王主任随灯绳带来的一盒干海参放在陈晴的方桌上,离得近,王主任上午学校没事,特地赶过来找陈晴。“滋补的,泡发后,放在鸡汤、骨头汤里,都好。”王主任一笑,嘴角像嵌进红扑扑闪着油光的面颊里,他宽厚和蔼的笑,看陈晴,像看晚辈,其实他俩不过相差三岁。“热量太高了!王主任!”陈晴故作推辞和纠结,“我怕胖,今年又胖了,不知道是管不住嘴,还是年纪大了,新陈代谢太高。”“怕什么!人到中年,女人有点肉才好看,再说了,咱们这个年纪,每吃下去一口都是免疫力!”王主任勉励陈晴,还挥挥有掰掰肉的胳膊,“别怕,吃胖了,咱俩一起跑步,瘦下来!”
送走王主任,迎来孙大力,海参在桌上,没来得及收起来,孙大力在陈晴的宿舍里四处看看,听说,已有献殷勤的追求者帮忙修好,还换了更持久、光线更合适的灯泡,孙大力的表情有些复杂,“算了,能对壮壮好就行。”他的头一句话。“你不小了,别被人骗就行。”他的第二句话。“我能被骗啥?我一个离婚带孩妇女,”陈晴一听来了火,可她瞬间想开,她了然一笑,斜睨孙大力,将心声切换发声:“你不会吃醋了吧?”
“你!你真有意思,爱咋想咋想!”孙大力懒得和陈晴废话,可能是被戳中心事,他语速加快了,“没事,我先走了,你有空的时候把这份文件看一下,签一下。”

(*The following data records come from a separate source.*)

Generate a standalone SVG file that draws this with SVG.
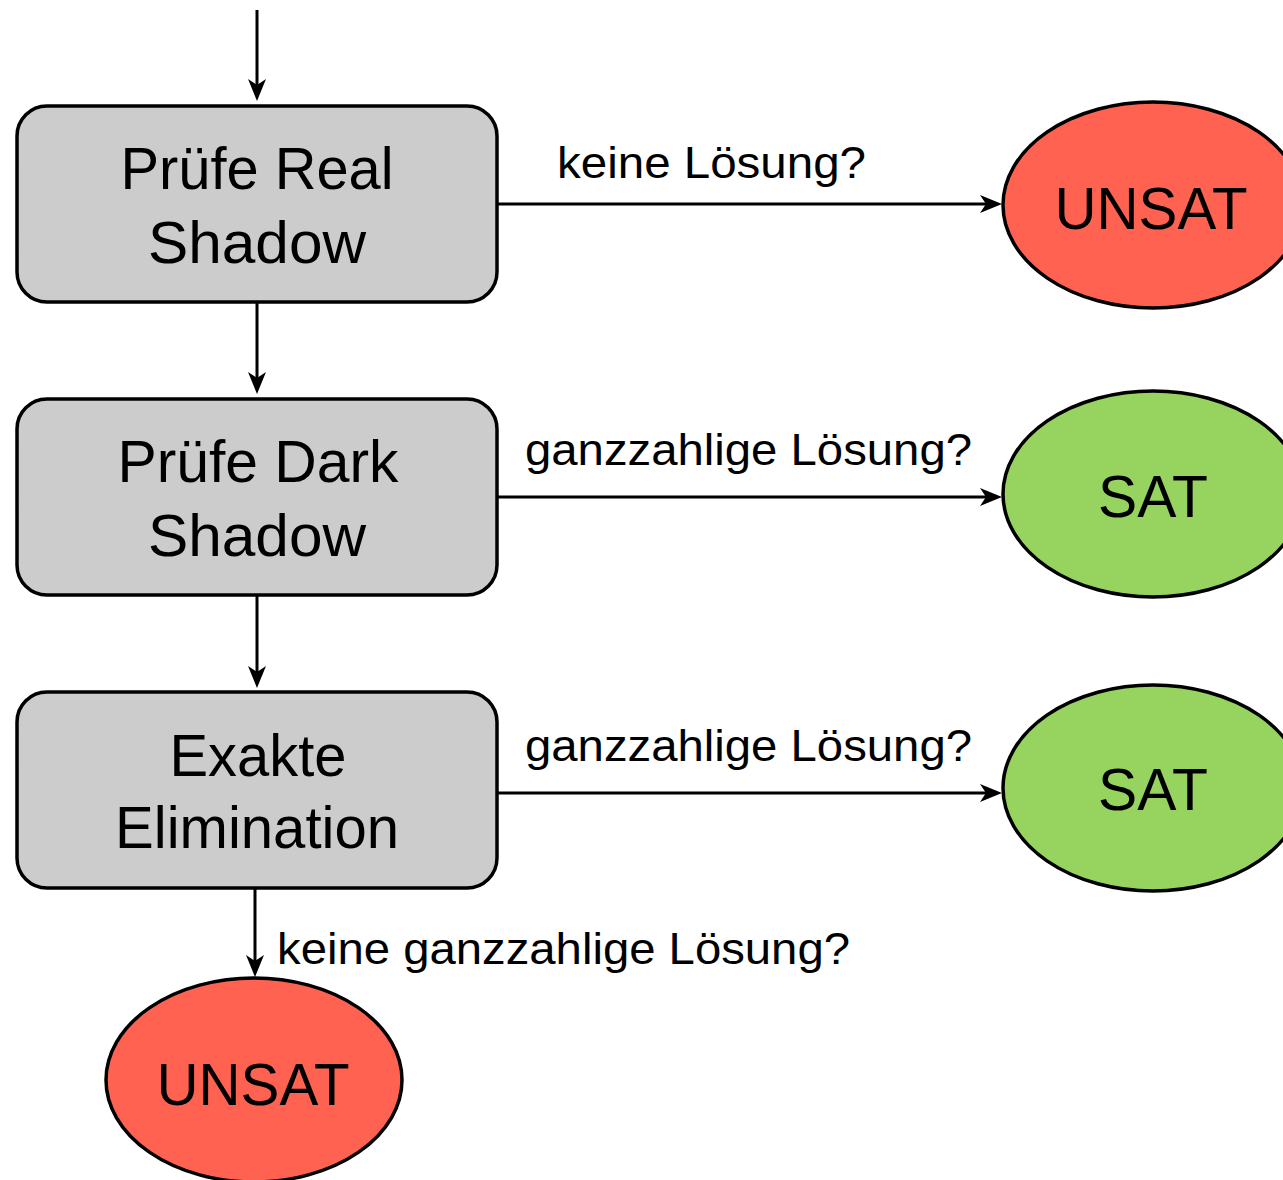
<svg xmlns="http://www.w3.org/2000/svg" width="1283" height="1180" viewBox="0 0 1283 1180">
<defs>
<path id="ah" d="M-22,-9 L0,0 L-22,9 L-16,0 Z"/>
<style>
.box{fill:#cccccc;stroke:#000;stroke-width:3.5}
.red{fill:#ff6251;stroke:#000;stroke-width:3.5}
.green{fill:#96d35f;stroke:#000;stroke-width:3.5}
.t{font-family:"Liberation Sans",Arial,sans-serif;fill:#000;text-anchor:middle}
.big{font-size:60px}
.lbl{font-size:45px;text-anchor:start}
.conn{stroke:#000;stroke-width:3;fill:none}
.head{fill:#000}
</style>
</defs>
<rect width="1283" height="1180" fill="#fff"/>
<g id="connectors">
<line class="conn" x1="257" y1="10" x2="257" y2="88"/>
<use class="head" href="#ah" transform="translate(257,101) rotate(90)"/>
<line class="conn" x1="257" y1="303" x2="257" y2="381"/>
<use class="head" href="#ah" transform="translate(257,394) rotate(90)"/>
<line class="conn" x1="257" y1="596" x2="257" y2="675"/>
<use class="head" href="#ah" transform="translate(257,688) rotate(90)"/>
<line class="conn" x1="255" y1="889" x2="255" y2="964"/>
<use class="head" href="#ah" transform="translate(255,977) rotate(90)"/>
<line class="conn" x1="498" y1="204" x2="989" y2="204"/>
<use class="head" href="#ah" transform="translate(1002,204)"/>
<line class="conn" x1="498" y1="497" x2="989" y2="497"/>
<use class="head" href="#ah" transform="translate(1002,497)"/>
<line class="conn" x1="498" y1="793" x2="989" y2="793"/>
<use class="head" href="#ah" transform="translate(1002,793)"/>
<text class="t lbl" x="557" y="178" textLength="309" lengthAdjust="spacingAndGlyphs">keine Lösung?</text>
<text class="t lbl" x="525" y="465" textLength="447" lengthAdjust="spacingAndGlyphs">ganzzahlige Lösung?</text>
<text class="t lbl" x="525" y="761" textLength="447" lengthAdjust="spacingAndGlyphs">ganzzahlige Lösung?</text>
<text class="t lbl" x="277" y="964" textLength="573" lengthAdjust="spacingAndGlyphs">keine ganzzahlige Lösung?</text>
</g>
<g id="real">
<rect class="box" x="17" y="106" width="480" height="196" rx="30"/>
<text class="t big" x="257" y="189" textLength="273" lengthAdjust="spacingAndGlyphs">Prüfe Real</text>
<text class="t big" x="257" y="263" textLength="218" lengthAdjust="spacingAndGlyphs">Shadow</text>
</g>
<g id="dark">
<rect class="box" x="17" y="399" width="480" height="196" rx="30"/>
<text class="t big" x="258" y="482" textLength="281" lengthAdjust="spacingAndGlyphs">Prüfe Dark</text>
<text class="t big" x="257" y="556" textLength="218" lengthAdjust="spacingAndGlyphs">Shadow</text>
</g>
<g id="exakt">
<rect class="box" x="17" y="692" width="480" height="196" rx="30"/>
<text class="t big" x="258" y="776" textLength="177" lengthAdjust="spacingAndGlyphs">Exakte</text>
<text class="t big" x="257" y="848" textLength="284" lengthAdjust="spacingAndGlyphs">Elimination</text>
</g>
<g id="unsat1">
<ellipse class="red" cx="1153" cy="205" rx="150" ry="103"/>
<text class="t big" x="1151" y="229" textLength="193" lengthAdjust="spacingAndGlyphs">UNSAT</text>
</g>
<g id="sat1">
<ellipse class="green" cx="1153" cy="494" rx="150" ry="103"/>
<text class="t big" x="1153" y="517" textLength="110" lengthAdjust="spacingAndGlyphs">SAT</text>
</g>
<g id="sat2">
<ellipse class="green" cx="1153" cy="788" rx="150" ry="103"/>
<text class="t big" x="1153" y="810" textLength="110" lengthAdjust="spacingAndGlyphs">SAT</text>
</g>
<g id="unsat2">
<ellipse class="red" cx="254" cy="1080" rx="148" ry="102"/>
<text class="t big" x="253" y="1105" textLength="193" lengthAdjust="spacingAndGlyphs">UNSAT</text>
</g>
</svg>
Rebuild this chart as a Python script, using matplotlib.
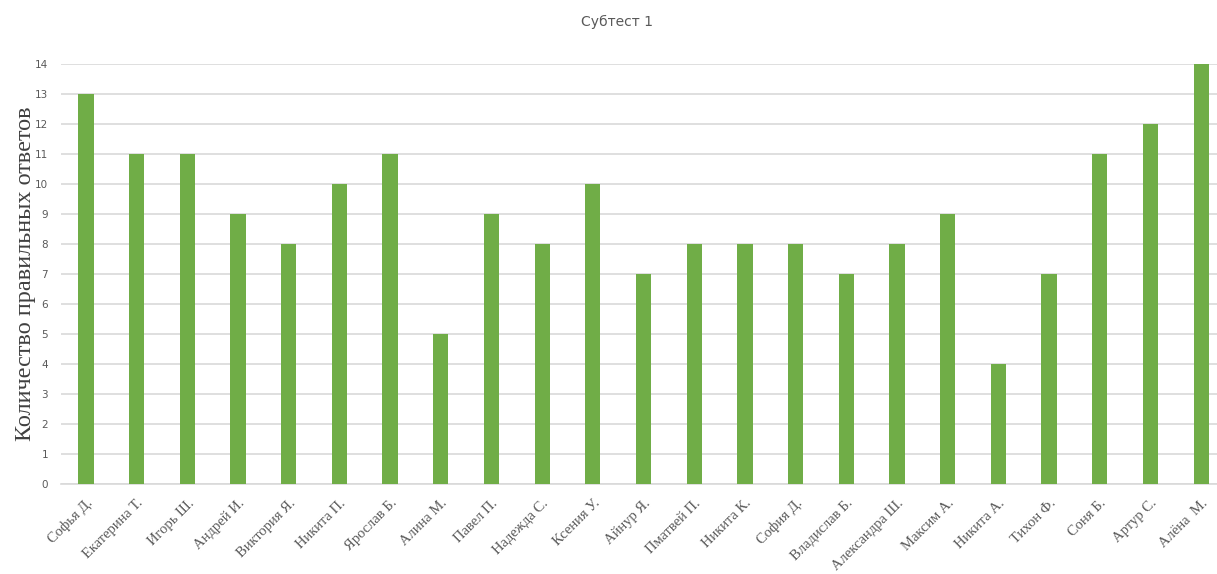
import numpy as np
import matplotlib.pyplot as plt

names = ["Софья Д.", "Екатерина Т.", "Игорь Ш.", "Андрей И.", "Виктория Я.",
         "Никита П.", "Ярослав Б.", "Алина М.", "Павел П.", "Надежда С.",
         "Ксения У.", "Айнур Я.", "Пматвей П.", "Никита К.", "София Д.",
         "Владислав Б.", "Александра Ш.", "Максим А.", "Никита А.", "Тихон Ф.",
         "Соня Б.", "Артур С.", "Алёна  М."]
scores = [13, 11, 11, 9, 8, 10, 11, 5, 9, 8, 10, 7, 8, 8, 8, 7, 8, 9, 4, 7, 11, 12, 14]
yticks = list(range(0, 15))

fig = plt.figure(figsize=(12.17, 5.74), dpi=100)
ax = fig.add_axes([0.0498, 0.1568, 0.958, 0.7317])

x = np.arange(len(names))
ax.bar(x, scores, width=0.3, color="#70AD47", zorder=3)

ax.set_xlim(-0.5, len(names) - 0.5)
ax.set_ylim(0, 14)
ax.set_yticks(yticks)
ax.yaxis.grid(True, color="#d9d9d9", linewidth=1.2, zorder=0)
for s in ["top", "right", "left"]:
    ax.spines[s].set_visible(False)
ax.spines["bottom"].set_color("#d9d9d9")
ax.spines["bottom"].set_linewidth(1.2)
ax.tick_params(axis="both", length=0)
ax.tick_params(axis="y", labelsize=7.5, labelcolor="#595959", pad=9)

ax.set_xticks(x)
ax.set_xticklabels(names, rotation=45, ha="right", rotation_mode="anchor",
                   family="Liberation Serif", fontsize=10.5, color="#595959")
ax.tick_params(axis="x", pad=9)

ax.set_ylabel("Количество правильных ответов", family="Liberation Serif",
              fontsize=17.5, color="#404040")
ax.yaxis.set_label_coords(-0.021, 0.5)

fig.text(0.507, 0.962, "Субтест 1", ha="center", va="center",
         fontsize=10, color="#595959")

fig.savefig("out.png", dpi=100)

孙大力此行的真实目的是把同意别墅善后事宜的合同带给陈晴,从头到尾,他都是拿陈晴的名字去贷款、买房的,现在善后,还得陈晴出面。
孙大力不能白来,陈晴让孙大力帮她看了看洗手间为啥无法快速排水;她送孙大力出学校,在通往校门的林荫道上,一片片半黄半红筋络分明的树叶随秋风飘落至地,飘至两人脚前、鞋面,陈晴想起别墅的善后,“上次你说什么条件来着?我们能拿到补偿吗?能拿到多少?”“二十几万吧!最好的情况。”孙大力把手揣在兜里,降温了,陈晴冻得缩脖子,孙大力瞅她那瑟瑟发抖的样子,想了想,摘下围巾,送到陈晴脖颈。(糊里糊涂的交代善后)
“吆!谢谢啊!”陈晴把阴阳怪气和风情万种结合得巧妙、和谐,“转性了?离了婚,知道疼人了?还是吃醋了,有危机感?”
“神经病!”孙大力后悔送上围巾的举动,“要不要?爱系不系。”
“陈老师,您爱人啊?真帅!”迎面走来的后勤主管向陈晴打招呼,她说好几次了,想请陈晴帮孩子补补英语,陈晴都一朝被蛇咬十年怕井绳的拒绝,看来还做努力。
“不,前夫!帅吗?没看出来。”陈晴回答得爽快。
弄得对方一愣,脸上堆起的笑凝固。
临别时,孙大力叮嘱陈晴,“你赶紧签字,三天后,要交齐材料,这事儿终于能了了。”
“钱什么时候能到账。”陈晴漫不经心地问。